Advantages of Multithreading:
Improved performance: By allowing multiple tasks to execute concurrently, C# multithreading can improve the overall performance of an application, especially in cases where tasks involve a lot of waiting time or are CPU-bound.
Efficient use of resources: Multithreading enables the efficient use of available resources such as CPU, memory, and I/O devices. This leads to better resource utilization and reduces the overall system load.
Better user experience: Multithreading allows an application to be responsive and prevents it from freezing or becoming unresponsive, even when performing resource-intensive tasks.
Increased scalability: Multithreading makes it easier to develop scalable applications that can handle a large number of users or data processing.
Disadvantages of Multithreading:
Complex to develop: Multithreaded programming is more complex and requires careful design and implementation to avoid potential synchronization problems such as race conditions and deadlocks.
Difficult to debug: Multithreaded programs can be difficult to debug, as problems may only manifest when threads are executing concurrently.
Platform-dependent: Multithreading can behave differently on different platforms, leading to platform-specific bugs.
May impact security: If not implemented correctly, multithreading can impact security, leading to potential vulnerabilities such as race conditions that can be exploited by attackers.
Conclusion
As multithreading can introduce complexity and potential issues like race conditions and deadlocks, it is important to have a thorough understanding of the programming principles involved and to use best practices to avoid common pitfalls. Nonetheless, the benefits of multithreading make it a valuable tool in the developer's toolbox, and it remains a popular feature of the C# language.
Frequently Asked Questions
Q: What are the benefits of multithreading in C#?
A: The benefits of multithreading in C# include improved performance, efficient use of resources, better user experience, and increased scalability.

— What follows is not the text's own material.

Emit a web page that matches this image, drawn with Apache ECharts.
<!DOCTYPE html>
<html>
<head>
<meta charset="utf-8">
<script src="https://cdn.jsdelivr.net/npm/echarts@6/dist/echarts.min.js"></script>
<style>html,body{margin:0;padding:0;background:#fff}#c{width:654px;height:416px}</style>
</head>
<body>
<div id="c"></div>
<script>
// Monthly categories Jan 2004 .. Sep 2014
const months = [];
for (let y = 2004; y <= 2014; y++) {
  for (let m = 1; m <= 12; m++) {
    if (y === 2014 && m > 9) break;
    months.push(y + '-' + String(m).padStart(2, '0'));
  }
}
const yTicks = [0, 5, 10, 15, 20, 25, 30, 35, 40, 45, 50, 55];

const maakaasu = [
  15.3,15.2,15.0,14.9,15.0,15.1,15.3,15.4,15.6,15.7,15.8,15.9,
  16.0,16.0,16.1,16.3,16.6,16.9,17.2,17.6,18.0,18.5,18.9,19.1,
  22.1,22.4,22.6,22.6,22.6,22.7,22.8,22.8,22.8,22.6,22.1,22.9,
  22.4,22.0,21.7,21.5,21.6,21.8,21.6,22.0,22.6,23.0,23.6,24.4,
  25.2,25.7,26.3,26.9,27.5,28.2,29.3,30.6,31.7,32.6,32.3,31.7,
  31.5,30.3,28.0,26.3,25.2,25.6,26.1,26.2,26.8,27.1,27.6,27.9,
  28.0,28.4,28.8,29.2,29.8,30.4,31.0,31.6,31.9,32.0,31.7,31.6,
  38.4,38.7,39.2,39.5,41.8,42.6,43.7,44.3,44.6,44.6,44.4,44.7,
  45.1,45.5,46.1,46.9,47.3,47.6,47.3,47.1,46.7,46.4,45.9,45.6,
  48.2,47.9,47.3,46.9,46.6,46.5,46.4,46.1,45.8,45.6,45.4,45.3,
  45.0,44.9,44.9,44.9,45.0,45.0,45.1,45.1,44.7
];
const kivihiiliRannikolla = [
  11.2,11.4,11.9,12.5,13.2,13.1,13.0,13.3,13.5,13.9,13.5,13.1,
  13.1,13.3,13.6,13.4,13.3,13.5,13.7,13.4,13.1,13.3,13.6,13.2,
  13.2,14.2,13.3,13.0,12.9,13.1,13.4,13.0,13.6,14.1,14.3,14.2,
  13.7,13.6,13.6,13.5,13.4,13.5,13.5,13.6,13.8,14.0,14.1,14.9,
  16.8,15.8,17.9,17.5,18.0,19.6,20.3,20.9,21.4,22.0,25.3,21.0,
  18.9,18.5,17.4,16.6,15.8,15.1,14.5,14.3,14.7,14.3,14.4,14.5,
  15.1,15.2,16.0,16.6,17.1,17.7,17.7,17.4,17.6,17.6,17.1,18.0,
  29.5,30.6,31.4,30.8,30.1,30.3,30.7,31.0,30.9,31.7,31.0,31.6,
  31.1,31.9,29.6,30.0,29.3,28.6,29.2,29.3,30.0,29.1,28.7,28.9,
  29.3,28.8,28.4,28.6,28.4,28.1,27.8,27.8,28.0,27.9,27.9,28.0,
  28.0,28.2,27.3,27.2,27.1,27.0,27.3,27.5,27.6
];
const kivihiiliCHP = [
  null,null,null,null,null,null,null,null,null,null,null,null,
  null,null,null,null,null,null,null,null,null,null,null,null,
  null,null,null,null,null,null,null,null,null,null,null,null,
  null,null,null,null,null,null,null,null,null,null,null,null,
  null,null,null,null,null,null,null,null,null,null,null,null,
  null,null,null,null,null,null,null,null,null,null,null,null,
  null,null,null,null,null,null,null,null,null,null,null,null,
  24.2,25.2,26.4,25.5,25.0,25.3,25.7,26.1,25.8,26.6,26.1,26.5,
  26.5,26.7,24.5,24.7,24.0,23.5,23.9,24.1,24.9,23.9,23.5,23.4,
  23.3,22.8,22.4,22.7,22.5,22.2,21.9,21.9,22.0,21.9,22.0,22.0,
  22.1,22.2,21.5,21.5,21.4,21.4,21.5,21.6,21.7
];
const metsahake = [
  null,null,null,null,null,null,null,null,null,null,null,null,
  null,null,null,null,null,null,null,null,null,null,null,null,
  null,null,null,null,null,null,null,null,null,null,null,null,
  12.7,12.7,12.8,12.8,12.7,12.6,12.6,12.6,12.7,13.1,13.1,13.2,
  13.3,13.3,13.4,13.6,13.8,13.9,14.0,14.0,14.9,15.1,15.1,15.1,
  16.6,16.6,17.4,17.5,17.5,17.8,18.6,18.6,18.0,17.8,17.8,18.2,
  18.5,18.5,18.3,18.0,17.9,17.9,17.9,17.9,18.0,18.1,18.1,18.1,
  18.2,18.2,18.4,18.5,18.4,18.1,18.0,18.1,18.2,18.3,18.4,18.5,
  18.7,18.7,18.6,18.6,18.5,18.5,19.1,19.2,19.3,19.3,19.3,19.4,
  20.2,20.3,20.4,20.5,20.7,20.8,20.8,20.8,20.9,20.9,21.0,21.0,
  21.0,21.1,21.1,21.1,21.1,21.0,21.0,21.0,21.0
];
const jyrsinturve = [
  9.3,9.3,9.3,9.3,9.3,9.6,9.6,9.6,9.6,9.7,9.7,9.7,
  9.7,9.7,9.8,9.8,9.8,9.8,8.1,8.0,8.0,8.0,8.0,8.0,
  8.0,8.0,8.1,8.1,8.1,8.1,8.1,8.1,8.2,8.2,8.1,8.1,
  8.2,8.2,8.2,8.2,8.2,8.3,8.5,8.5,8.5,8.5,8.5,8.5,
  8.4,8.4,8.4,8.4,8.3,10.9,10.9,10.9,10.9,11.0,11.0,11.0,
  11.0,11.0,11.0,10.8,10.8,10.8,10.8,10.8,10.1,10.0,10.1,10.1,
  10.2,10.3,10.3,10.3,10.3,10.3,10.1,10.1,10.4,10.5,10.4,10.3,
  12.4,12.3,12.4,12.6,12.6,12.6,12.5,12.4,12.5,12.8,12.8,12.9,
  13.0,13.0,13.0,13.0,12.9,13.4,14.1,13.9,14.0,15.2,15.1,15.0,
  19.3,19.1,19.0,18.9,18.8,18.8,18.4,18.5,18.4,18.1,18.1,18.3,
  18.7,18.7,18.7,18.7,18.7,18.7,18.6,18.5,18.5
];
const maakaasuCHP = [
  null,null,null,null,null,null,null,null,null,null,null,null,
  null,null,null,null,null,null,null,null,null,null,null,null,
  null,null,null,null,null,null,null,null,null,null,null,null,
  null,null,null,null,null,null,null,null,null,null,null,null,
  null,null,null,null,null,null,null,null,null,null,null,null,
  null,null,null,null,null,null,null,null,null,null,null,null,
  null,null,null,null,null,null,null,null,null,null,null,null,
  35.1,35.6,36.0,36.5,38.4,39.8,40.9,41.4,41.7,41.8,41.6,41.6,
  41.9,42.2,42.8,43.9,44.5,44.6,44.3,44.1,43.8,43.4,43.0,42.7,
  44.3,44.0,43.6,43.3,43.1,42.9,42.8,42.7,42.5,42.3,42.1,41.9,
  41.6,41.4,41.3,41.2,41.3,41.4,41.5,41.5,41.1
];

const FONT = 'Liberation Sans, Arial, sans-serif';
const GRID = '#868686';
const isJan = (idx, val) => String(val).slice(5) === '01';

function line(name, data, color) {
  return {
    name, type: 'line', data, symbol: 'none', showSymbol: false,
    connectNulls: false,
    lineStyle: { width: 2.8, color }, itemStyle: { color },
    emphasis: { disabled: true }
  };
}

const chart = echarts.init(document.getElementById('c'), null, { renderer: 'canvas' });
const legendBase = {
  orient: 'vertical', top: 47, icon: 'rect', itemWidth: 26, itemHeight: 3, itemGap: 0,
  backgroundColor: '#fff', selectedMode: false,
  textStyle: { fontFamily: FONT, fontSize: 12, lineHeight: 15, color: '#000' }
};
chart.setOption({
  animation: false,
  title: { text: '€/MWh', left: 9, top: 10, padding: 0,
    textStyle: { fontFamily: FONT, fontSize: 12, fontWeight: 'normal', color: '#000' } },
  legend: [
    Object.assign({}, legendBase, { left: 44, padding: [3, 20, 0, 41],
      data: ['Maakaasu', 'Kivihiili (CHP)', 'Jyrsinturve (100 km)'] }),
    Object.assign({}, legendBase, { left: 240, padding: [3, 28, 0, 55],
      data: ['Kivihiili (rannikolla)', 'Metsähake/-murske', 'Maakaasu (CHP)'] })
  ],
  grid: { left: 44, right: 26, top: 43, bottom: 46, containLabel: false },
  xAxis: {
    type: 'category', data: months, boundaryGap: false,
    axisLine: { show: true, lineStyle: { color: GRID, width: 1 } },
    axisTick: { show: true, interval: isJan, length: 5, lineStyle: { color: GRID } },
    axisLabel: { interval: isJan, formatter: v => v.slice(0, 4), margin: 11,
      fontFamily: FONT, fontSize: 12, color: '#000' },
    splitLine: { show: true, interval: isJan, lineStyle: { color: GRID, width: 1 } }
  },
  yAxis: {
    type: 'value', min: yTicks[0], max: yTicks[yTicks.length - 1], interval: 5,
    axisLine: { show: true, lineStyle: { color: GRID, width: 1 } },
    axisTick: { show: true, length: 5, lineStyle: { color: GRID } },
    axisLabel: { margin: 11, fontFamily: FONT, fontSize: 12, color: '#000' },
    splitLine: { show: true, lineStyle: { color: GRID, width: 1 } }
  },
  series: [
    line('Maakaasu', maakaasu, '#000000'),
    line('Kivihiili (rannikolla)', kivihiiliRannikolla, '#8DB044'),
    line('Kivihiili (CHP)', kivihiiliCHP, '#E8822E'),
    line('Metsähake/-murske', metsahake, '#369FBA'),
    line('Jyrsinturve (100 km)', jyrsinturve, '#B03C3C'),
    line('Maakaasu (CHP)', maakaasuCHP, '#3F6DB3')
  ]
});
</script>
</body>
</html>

Q: What are the potential issues with multithreading in C#?
A: Potential issues with multithreading in C# include synchronization problems such as race conditions and deadlocks, difficulty in debugging, platform-dependent behavior, and potential impact on security.
Q: How can we create a thread in C#?
A: We can create a thread in C# using the System.Threading.Thread class. To create a thread, we need to define a method that will be executed in the thread and pass it to the constructor of the Thread class.
Q: What is synchronization in multithreading, and how is it achieved in C#?
A: Synchronization is the process of coordinating the access of multiple threads to shared resources to prevent race conditions and ensure thread safety. In C#, synchronization can be achieved using lock statements, Monitor class, Semaphore class, and other synchronization constructs.
Q: What is the difference between a foreground and a background thread in C#?
A: In C#, foreground threads are used to execute long-running tasks that require user interaction, while background threads are used to perform tasks that can run in the background and do not require user interaction.
Q: What is thread pooling, and how is it used in C#?
A: Thread pooling is a technique in which a pool of threads is created to execute multiple tasks concurrently. In C#, the ThreadPool class provides a mechanism to create and manage a pool of threads that can be used to execute tasks efficiently.
Q: What is asynchronous programming in C#, and how does it relate to multithreading?
A: Asynchronous programming is a programming technique that allows the execution of multiple tasks concurrently without blocking the main thread. Asynchronous programming in C# is achieved using the async/await keywords and the Task and Task<T> classes, which provide a convenient way to implement multithreading in C# applications.